▶ Information shown:
------------------------------------------------
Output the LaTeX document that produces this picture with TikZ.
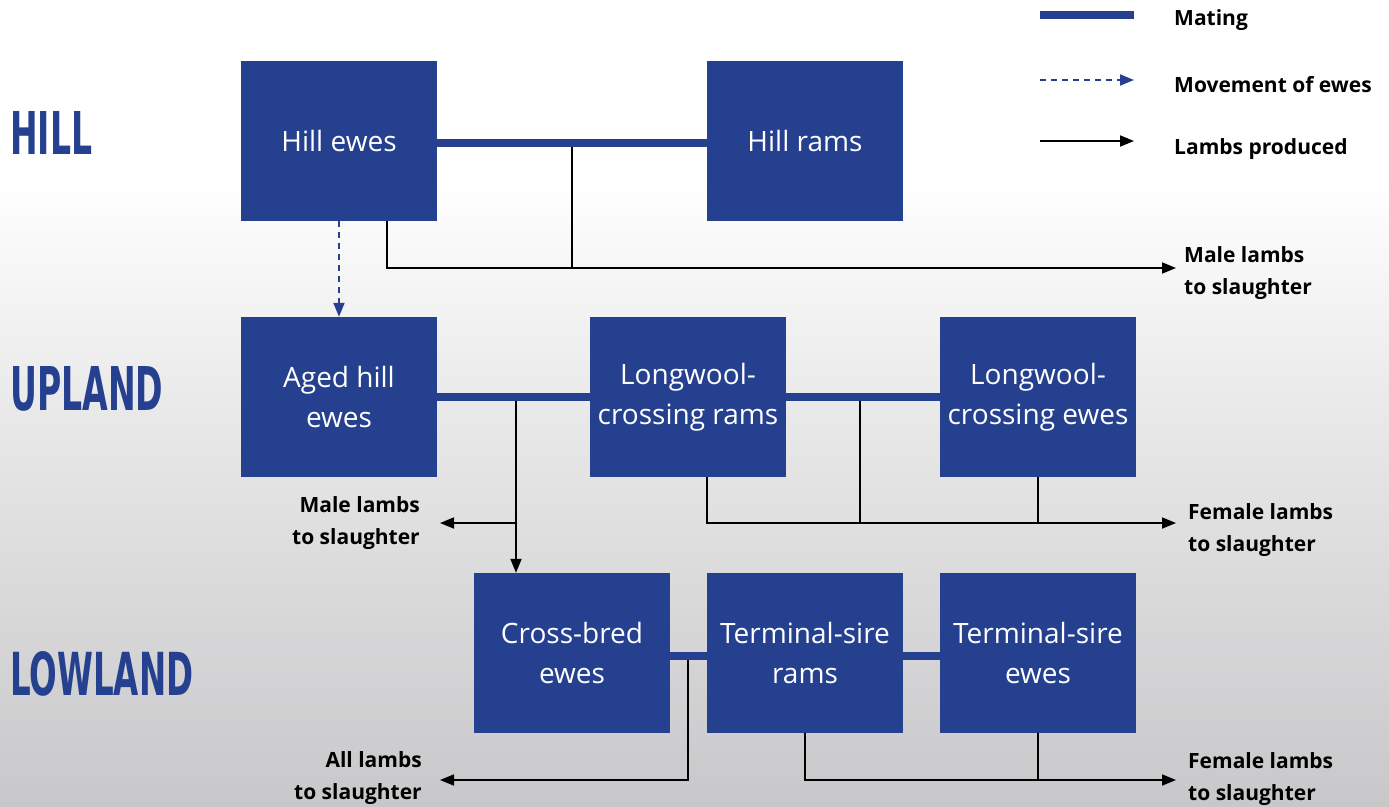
\documentclass[tikz,border=0pt]{standalone}
\usepackage{fontspec}
\setmainfont{Open Sans}
\newfontfamily\headfont{DejaVu Sans Condensed}
\usetikzlibrary{arrows.meta,calc}
\definecolor{dblue}{RGB}{37,64,143}
\definecolor{bggray}{RGB}{200,199,201}
\definecolor{bgmid}{RGB}{232,232,233}
\tikzset{
  box/.style={fill=dblue, minimum width=196pt, minimum height=160pt, inner sep=0pt,
    text=white, align=center, font=\fontsize{28}{40}\selectfont},
  mate/.style={draw=dblue, line width=8pt},
  lamb/.style={draw=black, line width=1.8pt, -{Triangle[length=14pt,width=11pt]}},
  lambline/.style={draw=black, line width=1.8pt},
  move/.style={draw=dblue, line width=1.8pt, dash pattern=on 6pt off 5pt, -{Triangle[length=14pt,width=11pt]}},
  lab/.style={font=\bfseries\fontsize{21}{32}\selectfont, inner sep=0pt},
  head/.style={text=dblue, inner sep=0pt, anchor=south west},
}
\begin{document}
\begin{tikzpicture}[x=1pt,y=-1pt]
\useasboundingbox (0,0) rectangle (1389,806);
\fill[white] (0,0) rectangle (1389,806);
\shade[top color=white, bottom color=bgmid] (0,180) rectangle (1389,420);
\shade[top color=bgmid, bottom color=bggray] (0,419.5) rectangle (1389,806);

% headings
\node[head] (hhill) at (10,155) {\resizebox{82pt}{43pt}{\headfont\bfseries HILL}};
\node[head] (hup) at (10,412) {\resizebox{153pt}{44pt}{\headfont\bfseries UPLAND}};
\node[head] (hlow) at (10,697) {\resizebox{183pt}{44pt}{\headfont\bfseries LOWLAND}};

% boxes
\node[box] (he) at (339,141) {Hill ewes};
\node[box] (hr) at (805,141) {Hill rams};
\node[box] (ahe) at (339,397) {Aged hill\\ewes};
\node[box] (lr) at (688,397) {Longwool-\\crossing rams};
\node[box] (le) at (1038,397) {Longwool-\\crossing ewes};
\node[box] (cbe) at (572,653) {Cross-bred\\ewes};
\node[box] (tr) at (805,653) {Terminal-sire\\rams};
\node[box] (te) at (1038,653) {Terminal-sire\\ewes};

% mating lines
\draw[mate] (he.east |- 0,143) -- (hr.west |- 0,143);
\draw[mate] (ahe.east |- 0,397) -- (lr.west |- 0,397);
\draw[mate] (lr.east |- 0,397) -- (le.west |- 0,397);
\draw[mate] (cbe.east |- 0,656) -- (tr.west |- 0,656);
\draw[mate] (tr.east |- 0,656) -- (te.west |- 0,656);

% labels
\node[lab, anchor=west, align=left] (l1) at (1184,273) {Male lambs\\to slaughter};
\node[lab, anchor=east, align=right] (l2) at (420,523) {Male lambs\\to slaughter};
\node[lab, anchor=west, align=left] (l3) at (1188,530) {Female lambs\\to slaughter};
\node[lab, anchor=east, align=right] (l4) at (422,778) {All lambs\\to slaughter};
\node[lab, anchor=west, align=left] (l5) at (1188,779) {Female lambs\\to slaughter};

% hill lambs
\coordinate (h1) at (387,268);
\coordinate (h2) at (572,268);
\coordinate (hend) at (1176,268);
\draw[lambline] (572,147) -- (h2);
\draw[lamb] (he.south -| h1) -- (h1) -- (hend);

% movement of ewes
\draw[move] (he.south) -- (ahe.north);

% upland left
\coordinate (u1) at (516,523);
\coordinate (u1e) at (440,523);
\draw[lamb] (516,401) -- (cbe.north -| u1);
\draw[lamb] (u1) -- (u1e);

% upland right
\coordinate (u2) at (707,523);
\coordinate (u3) at (860,523);
\coordinate (u4) at (1038,523);
\coordinate (u2e) at (1176,523);
\draw[lambline] (860,401) -- (u3);
\draw[lambline] (le.south) -- (u4);
\draw[lamb] (lr.south -| u2) -- (u2) -- (u2e);

% lowland left
\coordinate (w1) at (688,780);
\coordinate (w1e) at (440,780);
\draw[lamb] (688,660) -- (w1) -- (w1e);

% lowland right
\coordinate (w2) at (805,780);
\coordinate (w3) at (1038,780);
\coordinate (w2e) at (1176,780);
\draw[lambline] (te.south) -- (w3);
\draw[lamb] (tr.south) -- (w2) -- (w2e);

% legend
\node[lab, anchor=west] (k1) at (1174,20) {Mating};
\node[lab, anchor=west] (k2) at (1174,85) {Movement of ewes};
\node[lab, anchor=west] (k3) at (1174,149) {Lambs produced};
\coordinate (k1a) at (1040,15);
\coordinate (k1b) at (1134,15);
\coordinate (k2a) at (1040,80);
\coordinate (k2b) at (1134,80);
\coordinate (k3a) at (1040,141);
\coordinate (k3b) at (1134,141);
\draw[mate] (k1a) -- (k1b);
\draw[move] (k2a) -- (k2b);
\draw[lamb] (k3a) -- (k3b);
\end{tikzpicture}
\end{document}
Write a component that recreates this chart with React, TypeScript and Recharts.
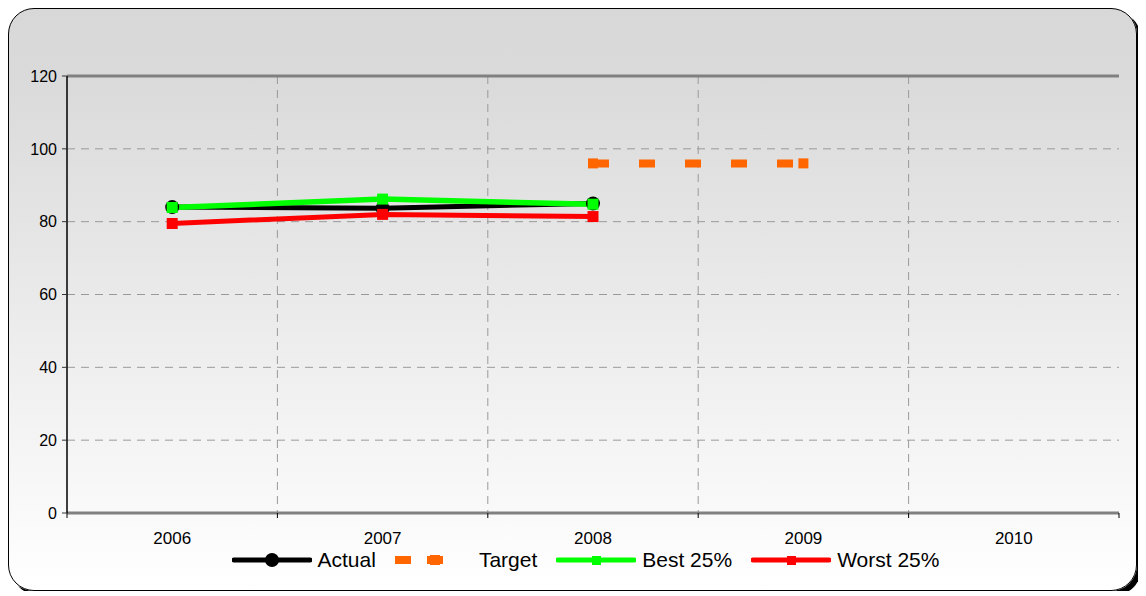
import React from "react";
import {
  LineChart,
  Line,
  XAxis,
  YAxis,
  CartesianGrid,
  Legend,
  ReferenceLine,
} from "recharts";

const years = ["2006", "2007", "2008", "2009", "2010"];
const actual = [84, 83.7, 85, null, null];
const target = [null, null, 96, 96, null];
const best25 = [83.9, 86.2, 84.8, null, null];
const worst25 = [79.5, 82, 81.4, null, null];
const yTicks = [0, 20, 40, 60, 80, 100, 120];

const data = years.map((year, i) => ({
  year,
  actual: actual[i],
  target: target[i],
  best: best25[i],
  worst: worst25[i],
}));

const FONT = "'Liberation Sans', Arial, sans-serif";
const W = 1127;
const H = 581;
const MARGIN = { top: 67, right: 17, left: 18, bottom: 17 };
const Y_AXIS_W = 40;
const PLOT_W = W - MARGIN.left - MARGIN.right - Y_AXIS_W;
const BAND = PLOT_W / years.length;

const squareDot = (fill: string, size: number) => (props: any) => {
  const { cx, cy, index, value } = props;
  if (cx == null || cy == null || value == null) return <g key={index} />;
  return (
    <rect key={index} x={cx - size / 2} y={cy - size / 2} width={size} height={size} fill={fill} />
  );
};

const circleDot = (props: any) => {
  const { cx, cy, index, value } = props;
  if (cx == null || cy == null || value == null) return <g key={index} />;
  return <circle key={index} cx={cx} cy={cy} r={7} fill="#000" />;
};

// year label plus tick marks on the category boundaries (Excel style)
const YearTick = (props: any) => {
  const { x, y, payload, index } = props;
  const last = index === years.length - 1;
  return (
    <g>
      <line x1={x - BAND / 2} y1={y} x2={x - BAND / 2} y2={y + 5} stroke="#000" />
      {last && <line x1={x + BAND / 2} y1={y} x2={x + BAND / 2} y2={y + 5} stroke="#000" />}
      <text x={x} y={y + 31} textAnchor="middle" fill="#000" fontSize={17} fontFamily={FONT}>
        {payload.value}
      </text>
    </g>
  );
};

const legendItems = [
  { name: "Actual", color: "#000000", kind: "circle" },
  { name: "Target", color: "#ff6600", kind: "dash" },
  { name: "Best 25%", color: "#00ff00", kind: "square" },
  { name: "Worst 25%", color: "#ff0000", kind: "square" },
];

function LegendIcon({ kind, color }: { kind: string; color: string }) {
  if (kind === "dash") {
    return (
      <svg width={62} height={20} style={{ marginRight: 22 }}>
        <line x1={0} y1={10} x2={62} y2={10} stroke={color} strokeWidth={8} strokeDasharray="16 16" />
        <rect x={35} y={5} width={10} height={10} fill={color} />
      </svg>
    );
  }
  return (
    <svg width={80} height={20} style={{ marginRight: 6 }}>
      <line x1={2} y1={10} x2={78} y2={10} stroke={color} strokeWidth={5} strokeLinecap="round" />
      {kind === "circle" ? (
        <circle cx={40} cy={10} r={7} fill={color} />
      ) : (
        <rect x={36} y={6} width={9} height={9} fill={color} />
      )}
    </svg>
  );
}

function renderLegend() {
  return (
    <div
      style={{
        display: "flex",
        justifyContent: "center",
        alignItems: "center",
        height: 30,
        paddingTop: 2,
        paddingLeft: 44,
        fontFamily: FONT,
        fontSize: 21,
        color: "#000",
      }}
    >
      {legendItems.map((item) => (
        <div key={item.name} style={{ display: "flex", alignItems: "center", marginRight: 19 }}>
          <LegendIcon kind={item.kind} color={item.color} />
          <span>{item.name}</span>
        </div>
      ))}
    </div>
  );
}

export default function App() {
  return (
    <div
      style={{
        position: "relative",
        width: 1129,
        height: 583,
        boxSizing: "border-box",
        border: "1.5px solid #000",
        borderRadius: 26,
        boxShadow: "4px 4px 0 #000",
        background: "linear-gradient(to bottom, #d8d8d8 0%, #dadada 12%, #ffffff 100%)",
        overflow: "hidden",
      }}
    >
      <LineChart width={W} height={H} data={data} margin={MARGIN} style={{ fontFamily: FONT }}>
        <CartesianGrid
          yAxisId="left"
          stroke="#9a9a9a"
          strokeDasharray="8 6"
          verticalCoordinatesGenerator={({ offset }: any) =>
            years.slice(1).map((_, i) => offset.left + (offset.width * (i + 1)) / years.length)
          }
        />
        <XAxis
          dataKey="year"
          scale="band"
          axisLine={{ stroke: "#808080", strokeWidth: 3 }}
          tickLine={false}
          tickSize={0}
          tickMargin={0}
          height={30}
          interval={0}
          tick={<YearTick />}
        />
        <YAxis
          yAxisId="left"
          domain={[0, 120]}
          ticks={yTicks}
          width={Y_AXIS_W}
          tickSize={5}
          tickMargin={5}
          axisLine={{ stroke: "#000", strokeWidth: 1.5 }}
          tickLine={{ stroke: "#333" }}
          tick={{ fill: "#000", fontSize: 16 }}
        />
        <YAxis
          yAxisId="frame"
          orientation="right"
          domain={[0, 120]}
          width={0}
          tick={false}
          tickLine={false}
          axisLine={{ stroke: "#808080", strokeWidth: 2 }}
        />
        <ReferenceLine yAxisId="left" y={120} stroke="#808080" strokeWidth={3} />
        <Legend verticalAlign="bottom" align="center" height={30} content={renderLegend} />
        <Line
          yAxisId="left"
          dataKey="actual"
          name="Actual"
          stroke="#000"
          strokeWidth={5}
          dot={circleDot}
          activeDot={false}
          isAnimationActive={false}
        />
        <Line
          yAxisId="left"
          dataKey="target"
          name="Target"
          stroke="#ff6600"
          strokeWidth={8}
          strokeDasharray="16 30"
          dot={squareDot("#ff6600", 10)}
          activeDot={false}
          isAnimationActive={false}
        />
        <Line
          yAxisId="left"
          dataKey="best"
          name="Best 25%"
          stroke="#00ff00"
          strokeWidth={5.5}
          dot={squareDot("#00ff00", 11)}
          activeDot={false}
          isAnimationActive={false}
        />
        <Line
          yAxisId="left"
          dataKey="worst"
          name="Worst 25%"
          stroke="#ff0000"
          strokeWidth={5}
          dot={squareDot("#ff0000", 11)}
          activeDot={false}
          isAnimationActive={false}
        />
      </LineChart>
    </div>
  );
}
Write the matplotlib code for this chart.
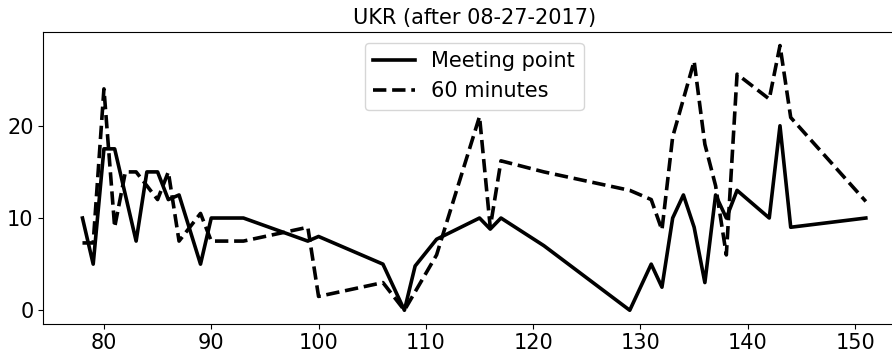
------------------------------------------------
▶ Prompt: Extract, word for word, each line from the top of the data down to and including the line with "(te) at (1038,653)"; skip the pictures.

▶ Exercise answer:
Output the LaTeX document that produces this picture with TikZ.
\documentclass[tikz,border=0pt]{standalone}
\usepackage{fontspec}
\setmainfont{Open Sans}
\newfontfamily\headfont{DejaVu Sans Condensed}
\usetikzlibrary{arrows.meta,calc}
\definecolor{dblue}{RGB}{37,64,143}
\definecolor{bggray}{RGB}{200,199,201}
\definecolor{bgmid}{RGB}{232,232,233}
\tikzset{
  box/.style={fill=dblue, minimum width=196pt, minimum height=160pt, inner sep=0pt,
    text=white, align=center, font=\fontsize{28}{40}\selectfont},
  mate/.style={draw=dblue, line width=8pt},
  lamb/.style={draw=black, line width=1.8pt, -{Triangle[length=14pt,width=11pt]}},
  lambline/.style={draw=black, line width=1.8pt},
  move/.style={draw=dblue, line width=1.8pt, dash pattern=on 6pt off 5pt, -{Triangle[length=14pt,width=11pt]}},
  lab/.style={font=\bfseries\fontsize{21}{32}\selectfont, inner sep=0pt},
  head/.style={text=dblue, inner sep=0pt, anchor=south west},
}
\begin{document}
\begin{tikzpicture}[x=1pt,y=-1pt]
\useasboundingbox (0,0) rectangle (1389,806);
\fill[white] (0,0) rectangle (1389,806);
\shade[top color=white, bottom color=bgmid] (0,180) rectangle (1389,420);
\shade[top color=bgmid, bottom color=bggray] (0,419.5) rectangle (1389,806);

% headings
\node[head] (hhill) at (10,155) {\resizebox{82pt}{43pt}{\headfont\bfseries HILL}};
\node[head] (hup) at (10,412) {\resizebox{153pt}{44pt}{\headfont\bfseries UPLAND}};
\node[head] (hlow) at (10,697) {\resizebox{183pt}{44pt}{\headfont\bfseries LOWLAND}};

% boxes
\node[box] (he) at (339,141) {Hill ewes};
\node[box] (hr) at (805,141) {Hill rams};
\node[box] (ahe) at (339,397) {Aged hill\\ewes};
\node[box] (lr) at (688,397) {Longwool-\\crossing rams};
\node[box] (le) at (1038,397) {Longwool-\\crossing ewes};
\node[box] (cbe) at (572,653) {Cross-bred\\ewes};
\node[box] (tr) at (805,653) {Terminal-sire\\rams};
\node[box] (te) at (1038,653) {Terminal-sire\\ewes};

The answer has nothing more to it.